=== Supplied material ===

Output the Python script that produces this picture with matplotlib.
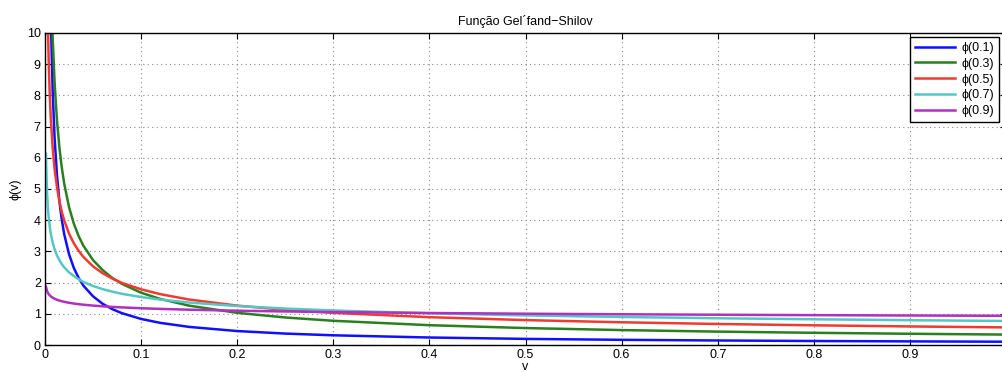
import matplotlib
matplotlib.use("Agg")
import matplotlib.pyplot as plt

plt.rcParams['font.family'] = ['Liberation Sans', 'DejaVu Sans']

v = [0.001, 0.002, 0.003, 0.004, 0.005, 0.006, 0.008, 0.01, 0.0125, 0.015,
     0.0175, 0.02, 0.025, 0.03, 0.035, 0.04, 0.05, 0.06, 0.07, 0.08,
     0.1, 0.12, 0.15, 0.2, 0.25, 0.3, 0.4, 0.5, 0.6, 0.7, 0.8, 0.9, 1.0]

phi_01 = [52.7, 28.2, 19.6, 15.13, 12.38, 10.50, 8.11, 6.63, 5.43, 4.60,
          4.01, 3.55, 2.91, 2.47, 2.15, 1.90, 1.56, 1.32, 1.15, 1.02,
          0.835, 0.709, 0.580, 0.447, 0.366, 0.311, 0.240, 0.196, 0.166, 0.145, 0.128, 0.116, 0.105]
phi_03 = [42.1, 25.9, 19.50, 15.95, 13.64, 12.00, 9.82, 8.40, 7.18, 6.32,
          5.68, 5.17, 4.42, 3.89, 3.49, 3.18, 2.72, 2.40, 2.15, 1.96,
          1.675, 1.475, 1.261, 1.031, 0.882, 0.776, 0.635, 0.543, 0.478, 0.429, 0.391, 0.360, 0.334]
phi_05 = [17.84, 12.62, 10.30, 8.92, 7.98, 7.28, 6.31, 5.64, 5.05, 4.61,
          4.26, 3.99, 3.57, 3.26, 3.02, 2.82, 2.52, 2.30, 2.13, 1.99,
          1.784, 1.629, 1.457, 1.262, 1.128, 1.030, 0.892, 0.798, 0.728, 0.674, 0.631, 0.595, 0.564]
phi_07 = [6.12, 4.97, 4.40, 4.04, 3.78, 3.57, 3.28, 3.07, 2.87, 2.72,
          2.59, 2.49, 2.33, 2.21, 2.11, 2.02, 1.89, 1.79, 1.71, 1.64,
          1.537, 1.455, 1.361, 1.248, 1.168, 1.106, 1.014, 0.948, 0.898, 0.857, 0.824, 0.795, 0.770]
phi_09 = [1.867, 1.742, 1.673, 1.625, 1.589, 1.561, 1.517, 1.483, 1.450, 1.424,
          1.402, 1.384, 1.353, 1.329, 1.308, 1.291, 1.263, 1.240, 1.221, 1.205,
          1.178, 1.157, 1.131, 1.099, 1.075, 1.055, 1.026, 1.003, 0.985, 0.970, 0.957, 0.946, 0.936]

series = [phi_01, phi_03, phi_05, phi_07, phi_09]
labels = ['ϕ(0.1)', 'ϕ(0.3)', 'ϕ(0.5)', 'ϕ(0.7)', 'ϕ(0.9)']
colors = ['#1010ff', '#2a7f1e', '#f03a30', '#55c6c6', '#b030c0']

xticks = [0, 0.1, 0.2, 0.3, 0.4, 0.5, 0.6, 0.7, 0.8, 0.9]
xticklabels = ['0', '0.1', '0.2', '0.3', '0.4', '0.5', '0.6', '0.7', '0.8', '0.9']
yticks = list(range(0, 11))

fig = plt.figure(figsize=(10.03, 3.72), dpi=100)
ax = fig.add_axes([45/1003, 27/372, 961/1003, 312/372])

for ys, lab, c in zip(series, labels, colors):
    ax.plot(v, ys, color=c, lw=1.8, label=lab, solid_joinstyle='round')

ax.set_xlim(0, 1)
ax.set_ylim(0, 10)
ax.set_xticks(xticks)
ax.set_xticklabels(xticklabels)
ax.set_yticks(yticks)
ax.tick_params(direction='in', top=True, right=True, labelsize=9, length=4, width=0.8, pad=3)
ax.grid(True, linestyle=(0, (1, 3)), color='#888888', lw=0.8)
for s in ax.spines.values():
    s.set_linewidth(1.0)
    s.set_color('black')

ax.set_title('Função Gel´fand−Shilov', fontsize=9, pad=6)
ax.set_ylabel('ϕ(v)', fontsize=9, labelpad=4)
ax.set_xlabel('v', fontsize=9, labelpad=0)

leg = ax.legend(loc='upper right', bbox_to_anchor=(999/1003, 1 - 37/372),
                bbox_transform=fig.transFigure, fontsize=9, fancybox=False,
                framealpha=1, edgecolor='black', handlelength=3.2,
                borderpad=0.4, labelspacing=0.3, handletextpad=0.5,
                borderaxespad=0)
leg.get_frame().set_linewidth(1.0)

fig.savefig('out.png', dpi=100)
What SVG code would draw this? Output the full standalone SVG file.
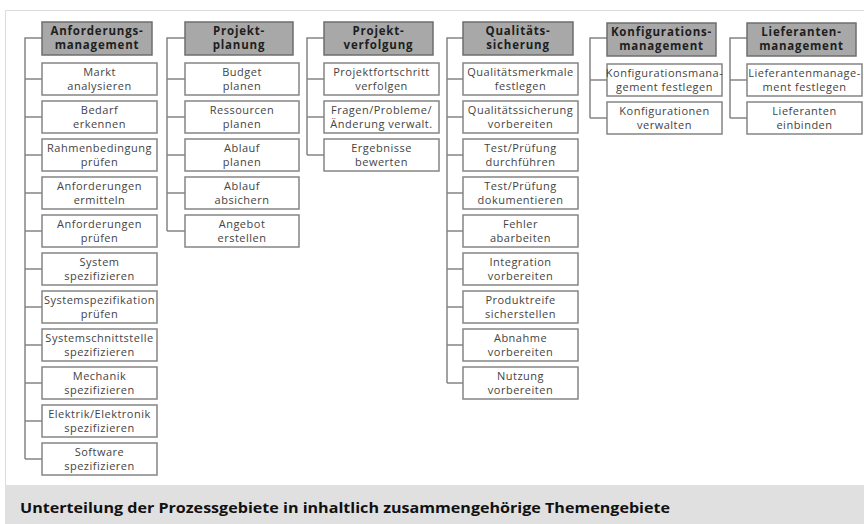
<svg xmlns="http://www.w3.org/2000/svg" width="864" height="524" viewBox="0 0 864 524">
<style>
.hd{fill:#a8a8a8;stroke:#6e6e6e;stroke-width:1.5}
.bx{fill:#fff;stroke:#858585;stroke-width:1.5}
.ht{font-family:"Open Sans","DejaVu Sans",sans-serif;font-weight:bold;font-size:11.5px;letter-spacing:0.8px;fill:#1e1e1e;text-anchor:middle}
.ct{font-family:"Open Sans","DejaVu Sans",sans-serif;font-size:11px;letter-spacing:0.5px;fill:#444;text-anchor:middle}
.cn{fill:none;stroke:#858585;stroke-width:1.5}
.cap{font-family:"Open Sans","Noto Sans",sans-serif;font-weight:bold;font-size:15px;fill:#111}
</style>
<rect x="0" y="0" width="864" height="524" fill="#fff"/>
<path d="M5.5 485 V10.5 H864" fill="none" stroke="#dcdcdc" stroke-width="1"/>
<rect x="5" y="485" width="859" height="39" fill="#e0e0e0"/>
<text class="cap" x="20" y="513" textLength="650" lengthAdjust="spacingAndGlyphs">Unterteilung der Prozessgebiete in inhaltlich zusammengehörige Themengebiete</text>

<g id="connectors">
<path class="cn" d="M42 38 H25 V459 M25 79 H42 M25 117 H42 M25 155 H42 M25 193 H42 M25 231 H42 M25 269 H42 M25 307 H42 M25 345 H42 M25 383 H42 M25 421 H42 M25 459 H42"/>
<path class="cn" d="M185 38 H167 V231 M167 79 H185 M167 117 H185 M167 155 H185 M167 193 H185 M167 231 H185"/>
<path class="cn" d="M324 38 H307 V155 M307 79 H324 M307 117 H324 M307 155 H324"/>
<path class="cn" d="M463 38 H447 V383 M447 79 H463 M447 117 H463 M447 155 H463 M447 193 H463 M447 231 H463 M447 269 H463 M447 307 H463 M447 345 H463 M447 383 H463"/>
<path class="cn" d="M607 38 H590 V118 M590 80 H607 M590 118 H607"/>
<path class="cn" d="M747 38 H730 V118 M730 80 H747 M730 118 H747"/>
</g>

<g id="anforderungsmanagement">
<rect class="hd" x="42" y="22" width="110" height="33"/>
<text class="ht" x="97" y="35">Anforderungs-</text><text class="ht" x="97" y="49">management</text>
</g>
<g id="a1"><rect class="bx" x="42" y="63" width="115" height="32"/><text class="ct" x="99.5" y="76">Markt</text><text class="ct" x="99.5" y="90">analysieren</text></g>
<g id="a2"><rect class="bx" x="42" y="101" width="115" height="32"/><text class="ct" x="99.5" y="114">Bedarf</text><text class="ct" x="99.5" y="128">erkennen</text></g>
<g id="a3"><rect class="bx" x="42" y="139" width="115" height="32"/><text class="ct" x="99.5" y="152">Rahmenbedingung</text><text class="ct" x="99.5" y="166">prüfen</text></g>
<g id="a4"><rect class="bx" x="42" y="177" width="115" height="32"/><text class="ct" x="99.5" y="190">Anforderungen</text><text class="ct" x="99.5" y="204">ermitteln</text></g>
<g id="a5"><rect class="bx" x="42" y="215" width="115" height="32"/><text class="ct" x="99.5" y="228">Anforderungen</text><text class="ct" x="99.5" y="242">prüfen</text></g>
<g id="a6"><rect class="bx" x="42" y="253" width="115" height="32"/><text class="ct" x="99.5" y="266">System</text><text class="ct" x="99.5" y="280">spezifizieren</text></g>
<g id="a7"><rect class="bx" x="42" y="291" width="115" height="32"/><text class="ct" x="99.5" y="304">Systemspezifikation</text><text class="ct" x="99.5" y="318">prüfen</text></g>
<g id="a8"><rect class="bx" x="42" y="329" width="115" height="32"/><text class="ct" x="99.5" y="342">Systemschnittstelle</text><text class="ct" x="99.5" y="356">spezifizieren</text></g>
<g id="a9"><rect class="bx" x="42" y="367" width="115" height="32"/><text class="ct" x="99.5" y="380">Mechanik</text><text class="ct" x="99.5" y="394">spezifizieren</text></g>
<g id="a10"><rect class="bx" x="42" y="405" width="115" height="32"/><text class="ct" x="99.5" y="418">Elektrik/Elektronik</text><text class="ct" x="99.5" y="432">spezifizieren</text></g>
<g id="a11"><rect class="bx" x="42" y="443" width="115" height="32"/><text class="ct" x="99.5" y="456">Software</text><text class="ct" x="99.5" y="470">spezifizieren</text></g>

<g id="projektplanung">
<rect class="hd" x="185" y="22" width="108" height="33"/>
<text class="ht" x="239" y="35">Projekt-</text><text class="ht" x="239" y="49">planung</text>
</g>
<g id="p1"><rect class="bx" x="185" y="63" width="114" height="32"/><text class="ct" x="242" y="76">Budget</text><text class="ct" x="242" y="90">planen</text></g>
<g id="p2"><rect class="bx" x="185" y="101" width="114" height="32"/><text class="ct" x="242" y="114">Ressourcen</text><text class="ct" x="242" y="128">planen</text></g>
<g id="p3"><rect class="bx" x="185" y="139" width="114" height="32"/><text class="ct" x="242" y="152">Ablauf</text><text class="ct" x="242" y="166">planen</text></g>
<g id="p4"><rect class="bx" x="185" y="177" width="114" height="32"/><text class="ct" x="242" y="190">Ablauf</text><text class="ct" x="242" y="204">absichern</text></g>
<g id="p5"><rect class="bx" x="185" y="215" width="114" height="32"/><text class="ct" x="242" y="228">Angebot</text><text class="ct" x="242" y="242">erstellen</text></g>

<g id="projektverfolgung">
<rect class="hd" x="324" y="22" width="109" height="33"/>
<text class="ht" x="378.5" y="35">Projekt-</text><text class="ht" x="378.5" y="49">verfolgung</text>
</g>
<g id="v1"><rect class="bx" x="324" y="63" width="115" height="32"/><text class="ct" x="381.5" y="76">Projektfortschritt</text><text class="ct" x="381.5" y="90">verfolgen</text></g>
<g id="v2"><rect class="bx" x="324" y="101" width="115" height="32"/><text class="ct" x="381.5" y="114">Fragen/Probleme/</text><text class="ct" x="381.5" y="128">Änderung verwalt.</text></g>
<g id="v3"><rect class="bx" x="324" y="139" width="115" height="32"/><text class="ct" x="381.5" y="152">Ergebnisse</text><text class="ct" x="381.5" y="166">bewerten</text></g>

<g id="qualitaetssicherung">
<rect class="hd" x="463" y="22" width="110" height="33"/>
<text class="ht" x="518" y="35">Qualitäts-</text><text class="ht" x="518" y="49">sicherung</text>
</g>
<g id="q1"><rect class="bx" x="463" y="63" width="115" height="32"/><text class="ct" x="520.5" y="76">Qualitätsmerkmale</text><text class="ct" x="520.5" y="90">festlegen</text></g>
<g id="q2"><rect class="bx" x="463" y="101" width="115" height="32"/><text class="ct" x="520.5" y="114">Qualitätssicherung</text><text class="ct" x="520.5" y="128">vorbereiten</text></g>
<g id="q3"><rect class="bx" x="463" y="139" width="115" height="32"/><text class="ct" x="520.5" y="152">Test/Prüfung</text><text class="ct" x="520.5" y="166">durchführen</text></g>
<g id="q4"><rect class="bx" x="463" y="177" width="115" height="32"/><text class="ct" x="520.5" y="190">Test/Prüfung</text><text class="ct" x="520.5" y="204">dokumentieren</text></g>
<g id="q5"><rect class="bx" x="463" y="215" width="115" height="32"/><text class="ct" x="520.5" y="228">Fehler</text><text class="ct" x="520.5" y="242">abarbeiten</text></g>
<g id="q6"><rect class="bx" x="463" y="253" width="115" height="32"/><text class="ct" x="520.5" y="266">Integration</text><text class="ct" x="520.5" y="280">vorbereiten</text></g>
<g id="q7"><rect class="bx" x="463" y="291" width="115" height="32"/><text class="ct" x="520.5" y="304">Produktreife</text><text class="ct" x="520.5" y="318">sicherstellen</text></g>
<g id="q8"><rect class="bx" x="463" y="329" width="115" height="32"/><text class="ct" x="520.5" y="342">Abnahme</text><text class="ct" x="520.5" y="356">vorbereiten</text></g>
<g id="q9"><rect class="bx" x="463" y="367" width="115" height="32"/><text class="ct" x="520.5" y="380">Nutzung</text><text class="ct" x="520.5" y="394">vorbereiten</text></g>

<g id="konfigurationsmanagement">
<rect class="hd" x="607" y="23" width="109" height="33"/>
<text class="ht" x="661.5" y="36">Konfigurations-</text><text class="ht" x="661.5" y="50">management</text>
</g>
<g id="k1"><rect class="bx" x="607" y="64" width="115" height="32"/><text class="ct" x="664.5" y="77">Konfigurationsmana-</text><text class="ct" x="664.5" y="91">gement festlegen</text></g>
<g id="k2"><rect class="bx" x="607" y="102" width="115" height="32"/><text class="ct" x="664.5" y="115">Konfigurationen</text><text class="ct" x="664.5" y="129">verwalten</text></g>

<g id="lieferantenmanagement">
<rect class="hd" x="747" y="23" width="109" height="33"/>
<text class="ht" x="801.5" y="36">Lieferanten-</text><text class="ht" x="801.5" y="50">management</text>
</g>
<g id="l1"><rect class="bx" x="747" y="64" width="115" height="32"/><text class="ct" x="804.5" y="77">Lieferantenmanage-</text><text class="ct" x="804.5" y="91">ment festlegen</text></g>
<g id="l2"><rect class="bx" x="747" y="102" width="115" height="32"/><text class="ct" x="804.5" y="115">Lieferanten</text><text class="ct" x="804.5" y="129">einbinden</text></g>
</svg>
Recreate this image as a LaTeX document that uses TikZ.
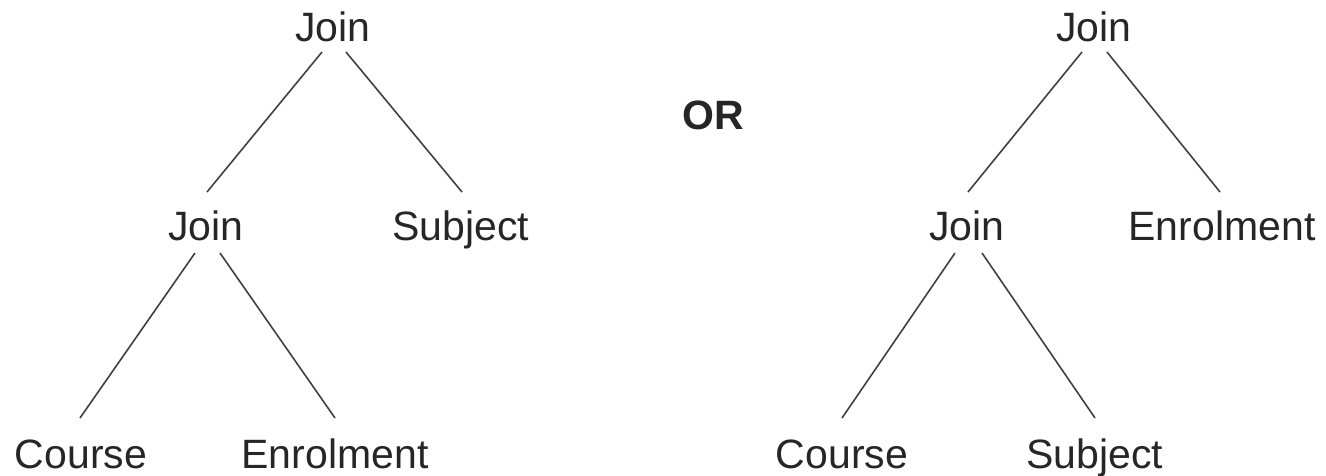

===

▸ **Required work**
Return every line containing "Output".

▸ **Exercise response**
Output the Python script that produces this picture with matplotlib.
What SVG code would draw this? Output the full standalone SVG file.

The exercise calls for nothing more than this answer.